Candidates routinely tout the support of notable figures when seeking public office, but it’s not every day that a candidate claims the endorsement of an unspecified former Portuguese vice president.
But Ann Brookes, a tax attorney from Westbrook who entered the race for the 2nd Congressional District GOP nomination in April, has claimed on a number of occasions she has received the support of one of Portugal’s former vice presidents, though she has not named the individual publicly. She has instead only identified him as someone she worked with while providing consulting services to a large Portuguese investment firm in recent years.
This claim – a small and otherwise un-noteworthy part of her campaign pitch – caused an unusual exchange of demands between the two contenders for the nomination, though both campaigns have since reached a truce on the matter.
The claimed endorsement prompted conservative radio host Daria Novak of Madison, who is also seeking the nomination, to call on Brookes to “explain herself or withdraw from the race.” Brookes responded with what she called a cease and desist order against Novak, a claim Novak says is untrue.
The dispute first came to public attention on April 25 during Lee Elci’s radio show on 94.9 WJJF that morning. Novak, a guest on the program, questioned why a foreign dignitary from a “socialist nation” would try to influence a U.S. election.

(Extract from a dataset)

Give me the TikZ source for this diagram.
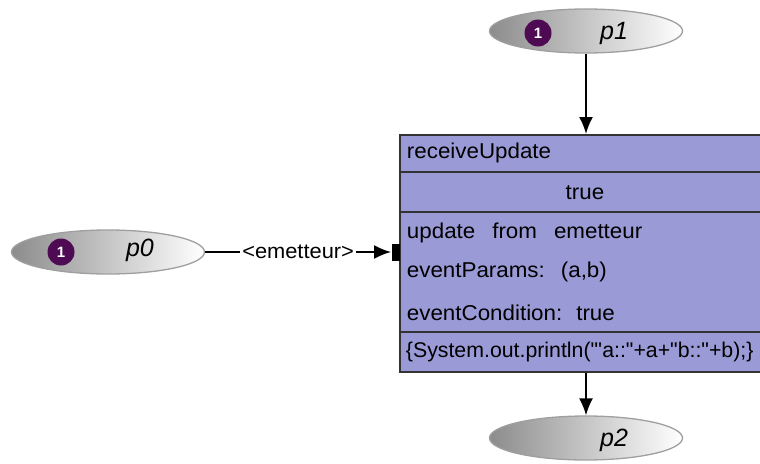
\documentclass[tikz,border=0pt]{standalone}
\usepackage{fontspec}
\setmainfont{Liberation Sans}
\newfontfamily\boxfont{Liberation Sans}[FakeStretch=1.04]
\usetikzlibrary{arrows.meta,shapes.geometric}
\definecolor{transfill}{RGB}{154,154,214}
\definecolor{tokpurple}{RGB}{78,10,82}
\tikzset{
  place/.style={ellipse,draw=gray!75,line width=1.3pt,minimum width=193pt,minimum height=44pt,inner sep=0pt,
    left color=gray!90,middle color=gray!15,right color=white},
  token/.style={circle,fill=tokpurple,minimum size=27pt,inner sep=0pt,text=white,
    font=\fontsize{15}{15}\selectfont\bfseries},
  plabel/.style={font=\fontsize{25}{27}\selectfont\itshape},
  trans/.style={rectangle,draw=black!80,line width=1.6pt,fill=transfill,anchor=north west,
    minimum width=420pt,minimum height=237pt},
  rowline/.style={draw=black!80,line width=1.4pt},
  rowtext/.style={anchor=west,inner sep=0pt,font=\boxfont\fontsize{21.5}{24}\selectfont},
  elabel/.style={fill=white,inner sep=2pt,font=\boxfont\fontsize{21}{23}\selectfont}
}
\begin{document}
\begin{tikzpicture}[x=1pt,y=-1pt,>={Latex[length=17pt,width=14pt]},line width=1.9pt]
	\useasboundingbox (0,0) rectangle (760,463);
	\clip (0,0) rectangle (760,463);
	\path
	(586,31)  node[place] (p1) {}
	(538,33)  node[token] (k1) {1}
	(614,33)  node[plabel] (l1) {p1}
	(108,252) node[place] (p0) {}
	(61,252)  node[token] (k0) {1}
	(140,250) node[plabel] (l0) {p0}
	(586,438) node[place] (p2) {}
	(614,440) node[plabel] (l2) {p2};
	
	\node[trans] (T) at (399,134) {};
	\draw[rowline] (T.west |- 0,172) -- (T.east |- 0,172);
	\draw[rowline] (T.west |- 0,212) -- (T.east |- 0,212);
	\draw[rowline] (T.west |- 0,332) -- (T.east |- 0,332);
	
	\node[rowtext] (name) at (406,153) {receiveUpdate};
	\node[rowtext,anchor=center] (guard) at (585,193) {true};
	\node[rowtext] (evt) at (406,233) {update\hspace{17pt}from\hspace{17pt}emetteur};
	\node[rowtext] (par) at (406,272) {eventParams:\hspace{16pt}(a,b)};
	\node[rowtext] (cond) at (406,313) {eventCondition:\hspace{14pt}true};
	\node[rowtext,font=\fontsize{21.3}{24}\selectfont] (code) at (405,352) {\{System.out.println(\textquotedbl\textquotesingle a::\textquotedbl+a+\textquotedbl b::\textquotedbl+b);\}};
	
	\node[fill=black,minimum width=8pt,minimum height=17pt,inner sep=0pt] (port) at (396,252) {};
	
	\draw[->] (p1.south) -- (p1.south |- T.north);
	\draw[->] (p2.north |- T.south) -- (p2.north);
	\draw[->] (p0.east) -- node[elabel,pos=.5] (arc) {<emetteur>} (port.west);
\end{tikzpicture}
\end{document}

She said Brookes should withdraw from the race if she could not give a satisfactory explanation.
In response, Brookes said in a post on her campaign’s Facebook page on April 25 that a cease and desist order had been issued to Novak in an attempt to stop her from spreading information she claimed was contradictory to “the truth.”
But Novak said no judge issued a formal cease and desist order as far as she knew. Instead, she said, she received a letter from Grafstein and Arcaro, a bankruptcy and real estate law firm in Farmington, demanding that she issue retractions of all statements about Brookes – except for those that were positive.
Melissa Young, spokeswoman for the Brookes campaign, said she could not comment on any legal action because she was not aware of the details nor was she involved in the process.
Novak said she and Brookes later discussed the matter and is satisfied with Brookes’ explanation of the endorsement.
Republicans will nominate a candidate to challenge Courtney for the 2nd District seat during the party’s state convention Monday. Brookes has pledged to drop out if she does not receive the party’s endorsement at the convention, while Novak plans to force a primary if Brookes wins the support of the convention.